Tiens, Purani, par exemple,1 je le voyais presque toutes les nuits, et puis il y a à peu près quinze jours (je crois que c'est entre dix et quinze jours2), avant qu'il laisse son corps là, comme ça, je l'ai vu dans un endroit... C'est un endroit qui est tout entier fait d'une espèce de terre glaise, d'un gris rosâtre – c'est sticky, gluant et assez liquide (Mère fait le geste d'étirer du chewing gum). Il y avait beaucoup de gens. C'était un endroit où beaucoup de gens allaient qui se préparaient là à la vie supramentale – mais pas dans leur corps présent, c'est-à-dire qu'ils préparaient quelque chose pour être prêts à la vie supramentale dans une existence future. Et l'on m'avait amenée là; il y avait pas mal de gens qui m'avaient amenée pour que je voie (pour que j'aie une action de contrôle là). Mais pour moi-même, on avait très grand soin que je ne sois pas touchée (il ne fallait pas que je sois touchée), alors on m'enveloppait de voiles dorés et de toutes sortes de choses, et je marchais. Et lui, je l'ai vu... Je passais dans une sorte de véranda (mais tout cela avait un caractère très spécial, tout était fait avec une matière... bizarre), et il y avait comme une grande cour qui était tout entière de cette matière semi-liquide, semi-gluante, qui ressemblait à de la terre glaise très diluée, mais très collante (même geste élastique comme du chewing gum), et tout d'un coup, je vois Purani qui se précipite là-dedans. Par l'autre bout, il arrive vers moi tout entier couvert de ça, faisant des brassées là-dedans! Il en avait plein la figure, plein partout! On ne voyait plus que ça. Je lui ai dit (riant): «Ah! ça vous plaît, ça!»... Oh you like it. Il m'a dit: «Oh! c'est très bien, très bien!»

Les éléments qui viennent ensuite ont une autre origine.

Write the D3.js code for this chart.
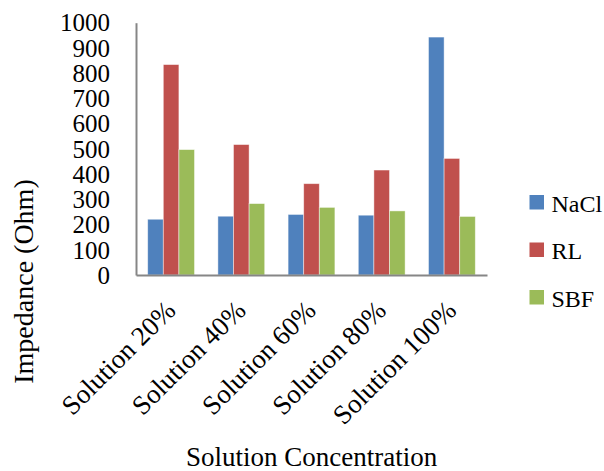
<!DOCTYPE html>
<html>
<head>
<meta charset="utf-8">
<script src="https://cdn.jsdelivr.net/npm/d3@7"></script>
<style>
  html, body { margin: 0; padding: 0; background: #fff; }
  svg { display: block; font-family: "Liberation Serif", "Times New Roman", serif; }
</style>
</head>
<body>
<svg id="chart" width="604" height="471"></svg>
<script>
// Impedance of three solutions at five concentrations
const categories = ["Solution 20%", "Solution 40%", "Solution 60%", "Solution 80%", "Solution 100%"];
const seriesNames = ["NaCl", "RL", "SBF"];
const naclValues = [221, 233, 240, 237, 943];
const rlValues = [834, 517, 362, 416, 462];
const sbfValues = [497, 283, 268, 254, 232];
const yTicks = [0, 100, 200, 300, 400, 500, 600, 700, 800, 900, 1000];
const seriesColors = ["#4F81BD", "#C0504D", "#9BBB59"];

const seriesValues = [naclValues, rlValues, sbfValues];
const rows = categories.map((c, i) => ({
  category: c,
  values: seriesNames.map((s, j) => ({ series: s, value: seriesValues[j][i] }))
}));

const svg = d3.select("#chart");
const plot = { left: 136, right: 487, top: 22.7, bottom: 275 };

const x0 = d3.scaleBand()
  .domain(categories)
  .range([plot.left, plot.right])
  .paddingInner(1 / 3)
  .paddingOuter(1 / 6);
const x1 = d3.scaleBand()
  .domain(seriesNames)
  .range([0, x0.bandwidth()]);
const y = d3.scaleLinear().domain([0, 1000]).range([plot.bottom, plot.top]);
const color = d3.scaleOrdinal().domain(seriesNames).range(seriesColors);

// Bars
svg.append("g")
  .selectAll("g")
  .data(rows)
  .join("g")
  .attr("transform", d => `translate(${x0(d.category)},0)`)
  .selectAll("rect")
  .data(d => d.values)
  .join("rect")
  .attr("x", d => x1(d.series))
  .attr("y", d => y(d.value))
  .attr("width", x1.bandwidth())
  .attr("height", d => y(0) - y(d.value))
  .attr("fill", d => color(d.series))
  .attr("stroke", "rgba(255,255,255,0.55)")
  .attr("stroke-width", 0.8);

// Y axis
const yAxis = svg.append("g")
  .attr("transform", `translate(${plot.left},0)`)
  .call(d3.axisLeft(y).tickValues(yTicks).tickFormat(d3.format("d")).tickSize(0).tickPadding(26));
yAxis.select(".domain").attr("stroke", "#868686").attr("stroke-width", 2);
yAxis.selectAll("text")
  .attr("font-family", "Liberation Serif")
  .attr("font-size", 25)
  .attr("fill", "#000")
  .attr("dy", "0.33em");

// X axis
const xAxis = svg.append("g")
  .attr("transform", `translate(0,${plot.bottom})`)
  .call(d3.axisBottom(x0).tickSize(0).tickSizeOuter(0));
xAxis.select(".domain").attr("stroke", "#868686").attr("stroke-width", 2);
xAxis.selectAll("text")
  .attr("font-family", "Liberation Serif")
  .attr("font-size", 27)
  .attr("fill", "#000")
  .attr("text-anchor", "end")
  .attr("y", 0)
  .attr("dy", 0)
  .attr("transform", "translate(6,37) rotate(-45)");

// Axis titles
svg.append("text")
  .attr("transform", "translate(33,281.5) rotate(-90)")
  .attr("text-anchor", "middle")
  .attr("font-size", 28)
  .attr("fill", "#000")
  .text("Impedance (Ohm)");

svg.append("text")
  .attr("x", 311.7)
  .attr("y", 466)
  .attr("text-anchor", "middle")
  .attr("font-size", 27)
  .attr("fill", "#000")
  .text("Solution Concentration");

// Legend
const legend = svg.append("g")
  .selectAll("g")
  .data(seriesNames)
  .join("g")
  .attr("transform", (d, i) => `translate(529.5,${195 + i * 47.5})`);
legend.append("rect")
  .attr("width", 14.5)
  .attr("height", 14.5)
  .attr("fill", d => color(d));
legend.append("text")
  .attr("x", 22)
  .attr("y", 16.5)
  .attr("font-size", 24)
  .attr("fill", "#000")
  .text(d => d);
</script>
</body>
</html>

Depuis ce soir-là, je ne l'ai plus vu. Et puis, je ne sais si c'est douze ou quinze jours après, il a quitté son corps.
C'était une préparation.
Je vois des choses très-très amusantes.
1 Un charmant vieux disciple récemment décédé (le 11 décembre 1965). C'est lui qui était l'auteur des Evening Talks (Conversations du soir) avec Sri Aurobindo.
2 Pour Mère, quinze jours = six mois. C'était le 18 juin 1965, voir conversation de cette date.